==== DATA LINES

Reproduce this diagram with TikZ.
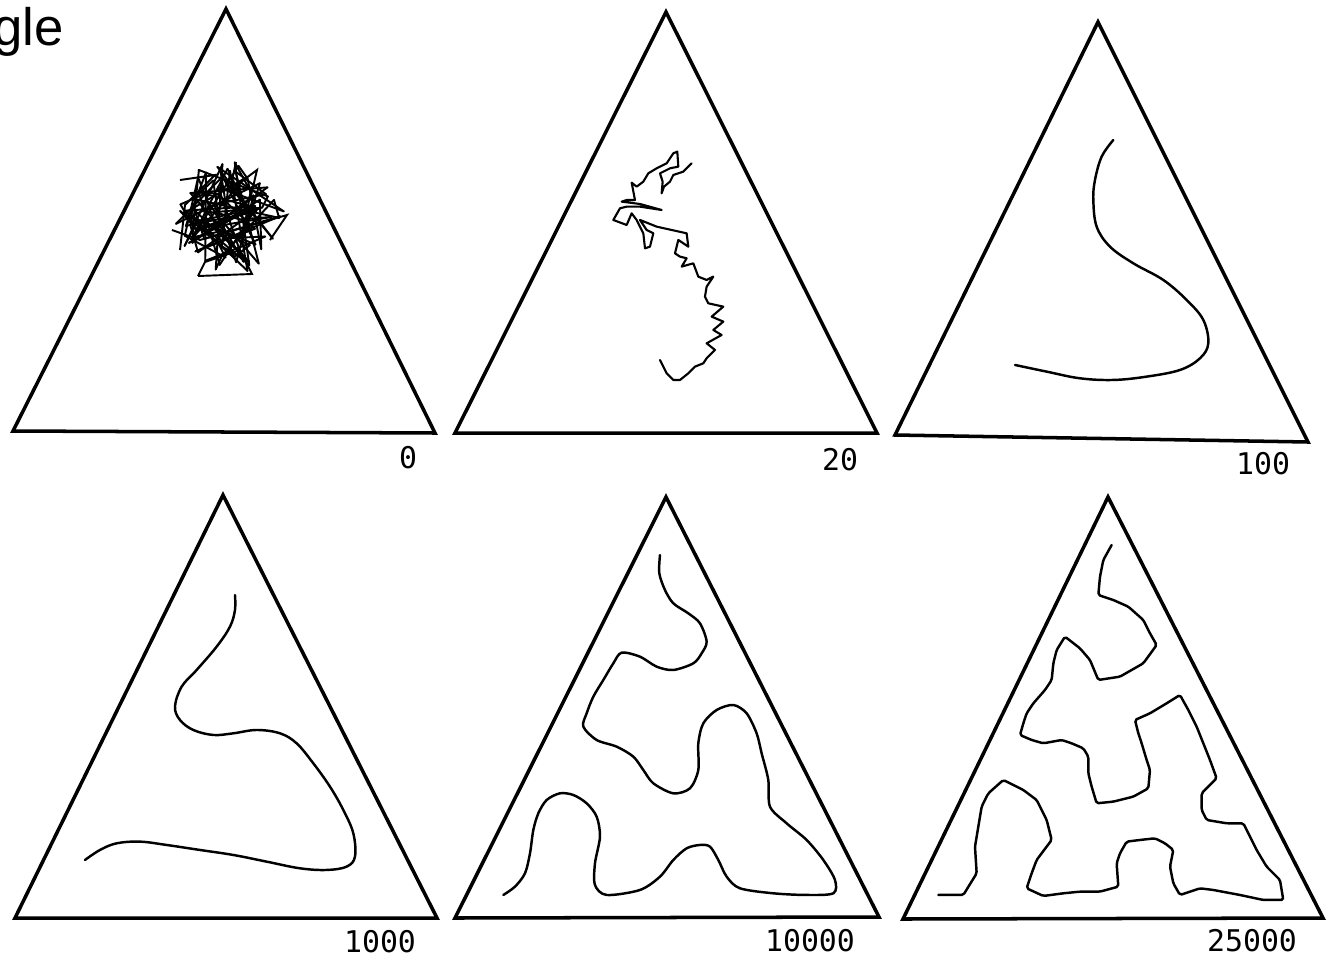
\documentclass[tikz,border=0pt]{standalone}
\usepackage{fontspec}
\newfontfamily\lblfont{DejaVu Sans Mono}
\newfontfamily\titlefont{Liberation Sans}
\begin{document}
\begin{tikzpicture}[x=0.02cm,y=-0.02cm,
  tri/.style={line width=2pt,line join=miter},
  chain/.style={line width=1.4pt,line join=round,line cap=round},
  lbl/.style={font=\lblfont\fontsize{17}{17}\selectfont,inner sep=0pt}]
\useasboundingbox (0,0) rectangle (1331,960);
\clip (0,0) rectangle (1331,960);
\fill[white] (0,0) rectangle (1331,960);
% title fragment
\node[font=\titlefont\fontsize{30}{30}\selectfont,anchor=base east,inner sep=0pt] (title) at (64,45) {gle};
% triangles
\draw[tri] (226,9) -- (13,431) -- (435,433) -- cycle;
\draw[tri] (666,12) -- (455,433) -- (877,433) -- cycle;
\draw[tri] (1098,22) -- (895,435) -- (1308,442) -- cycle;
\draw[tri] (223,495) -- (15,918) -- (437,918) -- cycle;
\draw[tri] (666,497) -- (455,918) -- (879,917) -- cycle;
\draw[tri] (1108,497) -- (903,919) -- (1323,918) -- cycle;
% labels
\node[lbl] (l0) at (408,458) {0};
\node[lbl] (l20) at (840,460) {20};
\node[lbl] (l100) at (1263,464) {100};
\node[lbl] (l1000) at (380,942) {1000};
\node[lbl] (l10000) at (810,941) {10000};
\node[lbl] (l25000) at (1252,941) {25000};
% panel 0: random initial chain
\pgfmathsetseed{47}
\xdef\px{228}\xdef\py{218}
\foreach \i in {1,...,100}{
  \pgfmathsetmacro\ang{360*rnd}
  \pgfmathsetmacro\rad{57*(rnd)^0.45}
  \pgfmathsetmacro\nx{229+\rad*cos(\ang)}
  \pgfmathsetmacro\ny{218+\rad*sin(\ang)}
  \draw[line width=1.1pt,line cap=round] (\px,\py) -- (\nx,\ny);
  \xdef\px{\nx}\xdef\py{\ny}
}
\draw[line width=1.1pt] (198,276) -- (252,274) -- (240,250) -- (205,262) -- (198,276);
\draw[line width=1.1pt] (236,162) -- (230,190) -- (257,170) -- (250,200);
\draw[line width=1.1pt] (172,230) -- (200,240) -- (287,215) -- (270,240);
\draw[line width=1.1pt] (180,180) -- (215,175) -- (185,205) -- (180,250);
% panel 20
\begin{scope}[shift={(440,0)},scale=0.3333]
\draw[chain,line width=1.2pt] (755,490) -- (730,515) -- (700,525) -- (690,545) -- (672,560) -- (665,580) -- (668,545) -- (660,520) -- (690,505) -- (715,500) -- (712,455) -- (700,460) -- (680,490) -- (650,505) -- (625,520) -- (610,545) -- (590,560) -- (575,548) -- (585,600) -- (560,600) -- (545,605) -- (600,612) -- (665,630) -- (600,620) -- (560,620) -- (540,625) -- (520,660) -- (560,675) -- (575,640) -- (590,660) -- (610,700) -- (615,745) -- (630,740) -- (640,700) -- (620,690) -- (600,660) -- (650,680) -- (740,700) -- (745,740) -- (715,720) -- (705,760) -- (720,770) -- (740,775) -- (725,800) -- (760,790) -- (775,830) -- (800,840) -- (820,830) -- (800,860) -- (795,890) -- (805,910) -- (850,920) -- (815,950) -- (850,965) -- (820,990) -- (845,1005) -- (800,1030) -- (825,1050) -- (800,1075) -- (790,1090) -- (765,1100) -- (745,1120) -- (720,1140) -- (700,1140) -- (680,1120) -- (670,1100) -- (660,1080);
\end{scope}
% panel 100
\begin{scope}[shift={(880,0)},scale=0.3333]
\draw[chain] plot[smooth,tension=0.6] coordinates {(700,420) (665,470) (645,540) (640,600) (650,680) (690,740) (760,790) (850,840) (920,900) (970,960) (985,1030) (960,1075) (900,1110) (800,1130) (700,1140) (600,1135) (500,1115) (405,1095)};
\end{scope}
% panel 1000
\begin{scope}[shift={(0,480)},scale=0.3333]
\draw[chain] plot[smooth,tension=0.6] coordinates {(705,345) (705,390) (690,440) (650,500) (590,570) (545,620) (525,680) (540,720) (580,750) (640,765) (700,760) (770,750) (840,760) (890,790) (940,850) (990,920) (1030,990) (1060,1060) (1065,1130) (1040,1160) (980,1170) (900,1165) (800,1145) (700,1125) (600,1110) (500,1095) (420,1085) (350,1090) (300,1110) (255,1140)};
\end{scope}
% panel 10000
\begin{scope}[shift={(440,480)},scale=0.3333]
\draw[chain] plot[smooth,tension=0.5] coordinates {(660,225) (658,280) (675,330) (700,370) (745,400) (780,430) (800,485) (785,520) (760,550) (700,570) (650,560) (600,530) (545,518) (520,550) (490,600) (460,650) (440,700) (430,740) (470,780) (530,800) (580,830) (610,870) (640,910) (700,940) (750,925) (775,870) (775,790) (790,730) (830,690) (880,675) (920,700) (950,760) (965,820) (985,900) (990,980) (1040,1030) (1100,1080) (1150,1140) (1185,1200) (1180,1240) (1100,1245) (1000,1240) (900,1225) (860,1190) (835,1140) (810,1100) (780,1095) (740,1105) (700,1140) (660,1190) (600,1230) (500,1245) (465,1215) (465,1150) (480,1070) (470,1010) (440,970) (400,945) (360,940) (320,960) (295,1000) (280,1050) (270,1120) (255,1180) (225,1220) (190,1245)};
\end{scope}
% panel 25000
\begin{scope}[shift={(880,480)},scale=0.3333]
\draw[chain,rounded corners=1pt] (695,195) -- (670,240) -- (660,290) -- (655,345) -- (700,360) -- (745,380) -- (790,420) -- (810,460) -- (830,495) -- (790,550) -- (720,590) -- (655,600) -- (630,540) -- (600,505) -- (555,470) -- (530,510) -- (520,550) -- (515,600) -- (495,630) -- (460,670) -- (440,700) -- (430,730) -- (420,765) -- (455,780) -- (490,790) -- (545,780) -- (575,790) -- (610,805) -- (625,830) -- (625,880) -- (635,920) -- (650,970) -- (700,965) -- (760,950) -- (805,925) -- (810,870) -- (800,840) -- (785,790) -- (775,760) -- (765,720) -- (810,700) -- (860,670) -- (900,645) -- (925,690) -- (950,740) -- (970,790) -- (990,840) -- (1010,895) -- (985,920) -- (965,940) -- (965,990) -- (980,1020) -- (1040,1030) -- (1090,1030) -- (1105,1060) -- (1130,1110) -- (1160,1160) -- (1200,1200) -- (1210,1260) -- (1150,1260) -- (1080,1245) -- (1000,1230) -- (960,1225) -- (900,1245) -- (880,1210) -- (870,1160) -- (880,1110) -- (855,1090) -- (825,1075) -- (780,1080) -- (740,1085) -- (720,1120) -- (710,1150) -- (715,1220) -- (660,1235) -- (600,1235) -- (550,1240) -- (490,1248) -- (440,1225) -- (455,1180) -- (470,1140) -- (500,1100) -- (515,1080) -- (500,1020) -- (470,960) -- (430,930) -- (370,900) -- (325,940) -- (305,980) -- (295,1040) -- (285,1100) -- (290,1180) -- (250,1245) -- (175,1245);
\end{scope}
\end{tikzpicture}
\end{document}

========

DIRECTIONS => Copy every line of the data exactly as written, excluding the pictures.

OUTPUT OF THE EXERCISE =>
Reproduce this diagram with TikZ.
\documentclass[tikz,border=0pt]{standalone}
\usepackage{fontspec}
\newfontfamily\lblfont{DejaVu Sans Mono}
\newfontfamily\titlefont{Liberation Sans}
\begin{document}
\begin{tikzpicture}[x=0.02cm,y=-0.02cm,
  tri/.style={line width=2pt,line join=miter},
  chain/.style={line width=1.4pt,line join=round,line cap=round},
  lbl/.style={font=\lblfont\fontsize{17}{17}\selectfont,inner sep=0pt}]
\useasboundingbox (0,0) rectangle (1331,960);
\clip (0,0) rectangle (1331,960);
\fill[white] (0,0) rectangle (1331,960);
% title fragment
\node[font=\titlefont\fontsize{30}{30}\selectfont,anchor=base east,inner sep=0pt] (title) at (64,45) {gle};
% triangles
\draw[tri] (226,9) -- (13,431) -- (435,433) -- cycle;
\draw[tri] (666,12) -- (455,433) -- (877,433) -- cycle;
\draw[tri] (1098,22) -- (895,435) -- (1308,442) -- cycle;
\draw[tri] (223,495) -- (15,918) -- (437,918) -- cycle;
\draw[tri] (666,497) -- (455,918) -- (879,917) -- cycle;
\draw[tri] (1108,497) -- (903,919) -- (1323,918) -- cycle;
% labels
\node[lbl] (l0) at (408,458) {0};
\node[lbl] (l20) at (840,460) {20};
\node[lbl] (l100) at (1263,464) {100};
\node[lbl] (l1000) at (380,942) {1000};
\node[lbl] (l10000) at (810,941) {10000};
\node[lbl] (l25000) at (1252,941) {25000};
% panel 0: random initial chain
\pgfmathsetseed{47}
\xdef\px{228}\xdef\py{218}
\foreach \i in {1,...,100}{
  \pgfmathsetmacro\ang{360*rnd}
  \pgfmathsetmacro\rad{57*(rnd)^0.45}
  \pgfmathsetmacro\nx{229+\rad*cos(\ang)}
  \pgfmathsetmacro\ny{218+\rad*sin(\ang)}
  \draw[line width=1.1pt,line cap=round] (\px,\py) -- (\nx,\ny);
  \xdef\px{\nx}\xdef\py{\ny}
}
\draw[line width=1.1pt] (198,276) -- (252,274) -- (240,250) -- (205,262) -- (198,276);
\draw[line width=1.1pt] (236,162) -- (230,190) -- (257,170) -- (250,200);
\draw[line width=1.1pt] (172,230) -- (200,240) -- (287,215) -- (270,240);
\draw[line width=1.1pt] (180,180) -- (215,175) -- (185,205) -- (180,250);
% panel 20
\begin{scope}[shift={(440,0)},scale=0.3333]
\draw[chain,line width=1.2pt] (755,490) -- (730,515) -- (700,525) -- (690,545) -- (672,560) -- (665,580) -- (668,545) -- (660,520) -- (690,505) -- (715,500) -- (712,455) -- (700,460) -- (680,490) -- (650,505) -- (625,520) -- (610,545) -- (590,560) -- (575,548) -- (585,600) -- (560,600) -- (545,605) -- (600,612) -- (665,630) -- (600,620) -- (560,620) -- (540,625) -- (520,660) -- (560,675) -- (575,640) -- (590,660) -- (610,700) -- (615,745) -- (630,740) -- (640,700) -- (620,690) -- (600,660) -- (650,680) -- (740,700) -- (745,740) -- (715,720) -- (705,760) -- (720,770) -- (740,775) -- (725,800) -- (760,790) -- (775,830) -- (800,840) -- (820,830) -- (800,860) -- (795,890) -- (805,910) -- (850,920) -- (815,950) -- (850,965) -- (820,990) -- (845,1005) -- (800,1030) -- (825,1050) -- (800,1075) -- (790,1090) -- (765,1100) -- (745,1120) -- (720,1140) -- (700,1140) -- (680,1120) -- (670,1100) -- (660,1080);
\end{scope}
% panel 100
\begin{scope}[shift={(880,0)},scale=0.3333]
\draw[chain] plot[smooth,tension=0.6] coordinates {(700,420) (665,470) (645,540) (640,600) (650,680) (690,740) (760,790) (850,840) (920,900) (970,960) (985,1030) (960,1075) (900,1110) (800,1130) (700,1140) (600,1135) (500,1115) (405,1095)};
\end{scope}
% panel 1000
\begin{scope}[shift={(0,480)},scale=0.3333]
\draw[chain] plot[smooth,tension=0.6] coordinates {(705,345) (705,390) (690,440) (650,500) (590,570) (545,620) (525,680) (540,720) (580,750) (640,765) (700,760) (770,750) (840,760) (890,790) (940,850) (990,920) (1030,990) (1060,1060) (1065,1130) (1040,1160) (980,1170) (900,1165) (800,1145) (700,1125) (600,1110) (500,1095) (420,1085) (350,1090) (300,1110) (255,1140)};
\end{scope}
% panel 10000
\begin{scope}[shift={(440,480)},scale=0.3333]
\draw[chain] plot[smooth,tension=0.5] coordinates {(660,225) (658,280) (675,330) (700,370) (745,400) (780,430) (800,485) (785,520) (760,550) (700,570) (650,560) (600,530) (545,518) (520,550) (490,600) (460,650) (440,700) (430,740) (470,780) (530,800) (580,830) (610,870) (640,910) (700,940) (750,925) (775,870) (775,790) (790,730) (830,690) (880,675) (920,700) (950,760) (965,820) (985,900) (990,980) (1040,1030) (1100,1080) (1150,1140) (1185,1200) (1180,1240) (1100,1245) (1000,1240) (900,1225) (860,1190) (835,1140) (810,1100) (780,1095) (740,1105) (700,1140) (660,1190) (600,1230) (500,1245) (465,1215) (465,1150) (480,1070) (470,1010) (440,970) (400,945) (360,940) (320,960) (295,1000) (280,1050) (270,1120) (255,1180) (225,1220) (190,1245)};
\end{scope}
% panel 25000
\begin{scope}[shift={(880,480)},scale=0.3333]
\draw[chain,rounded corners=1pt] (695,195) -- (670,240) -- (660,290) -- (655,345) -- (700,360) -- (745,380) -- (790,420) -- (810,460) -- (830,495) -- (790,550) -- (720,590) -- (655,600) -- (630,540) -- (600,505) -- (555,470) -- (530,510) -- (520,550) -- (515,600) -- (495,630) -- (460,670) -- (440,700) -- (430,730) -- (420,765) -- (455,780) -- (490,790) -- (545,780) -- (575,790) -- (610,805) -- (625,830) -- (625,880) -- (635,920) -- (650,970) -- (700,965) -- (760,950) -- (805,925) -- (810,870) -- (800,840) -- (785,790) -- (775,760) -- (765,720) -- (810,700) -- (860,670) -- (900,645) -- (925,690) -- (950,740) -- (970,790) -- (990,840) -- (1010,895) -- (985,920) -- (965,940) -- (965,990) -- (980,1020) -- (1040,1030) -- (1090,1030) -- (1105,1060) -- (1130,1110) -- (1160,1160) -- (1200,1200) -- (1210,1260) -- (1150,1260) -- (1080,1245) -- (1000,1230) -- (960,1225) -- (900,1245) -- (880,1210) -- (870,1160) -- (880,1110) -- (855,1090) -- (825,1075) -- (780,1080) -- (740,1085) -- (720,1120) -- (710,1150) -- (715,1220) -- (660,1235) -- (600,1235) -- (550,1240) -- (490,1248) -- (440,1225) -- (455,1180) -- (470,1140) -- (500,1100) -- (515,1080) -- (500,1020) -- (470,960) -- (430,930) -- (370,900) -- (325,940) -- (305,980) -- (295,1040) -- (285,1100) -- (290,1180) -- (250,1245) -- (175,1245);
\end{scope}
\end{tikzpicture}
\end{document}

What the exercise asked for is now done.